What’s your perception of the music scene here?

As an outsider, I have to say that I am extremely impressed. We’ve gotten to know some friends who live there and play in bands and stuff. It always seems like great stuff is coming out of there, maybe because it’s so cold in the winter. There’s nothing else to do but rock out in your basements, I don’t know. But it really seems like the audiences and the press are all really into it. It just seems like a great music town. I’m not even kissing ass, you don’t even need to print this, but as an outsider who’s lived in different cities, it seems like a really great place to be in a band.

The NPR station [The Current] there has been really, really good to us and I’ve been turned onto many great bands from them. I think that’s one of the reasons we’ve gotten to play at classy joints like First Ave. They really keep their ear to the ground for new bands. They played us before we had any sort of recognition.

Both Minneapolis and your hometown are in what the mainstream music industry have long considered “flyover country.” And yet, you’re about to headline a major music festival here. Is that a sign that things have changed?

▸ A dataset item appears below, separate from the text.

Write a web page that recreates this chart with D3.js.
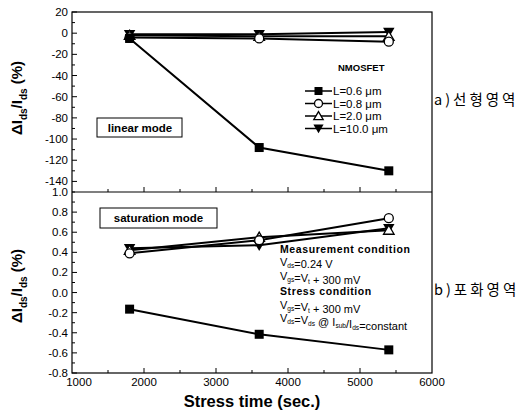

I think that those stereotypes have gone out the window. Especially if you look at a sampling of all the great bands today, they’re coming out of everywhere. Everywhere there’s basements and some kids you’re gonna have a great band. I get that a lot, being that the band is based in Denver. People want to lump you into those old stereotypes, because there were cowboys here like 100 years ago or whatever. It just doesn’t work anymore. The world has gotten too small. Every city in the country has become a magnet for immigrants from all over the world. The borders are changing, you know? It doesn’t matter where you are, there’s going to be great music coming out of that place, and people from all over the world. 

The world is getting smaller every day. So I don’t’ think that the thousands of miles of open farmland really matter anymore. Except when we have to drive through it to play!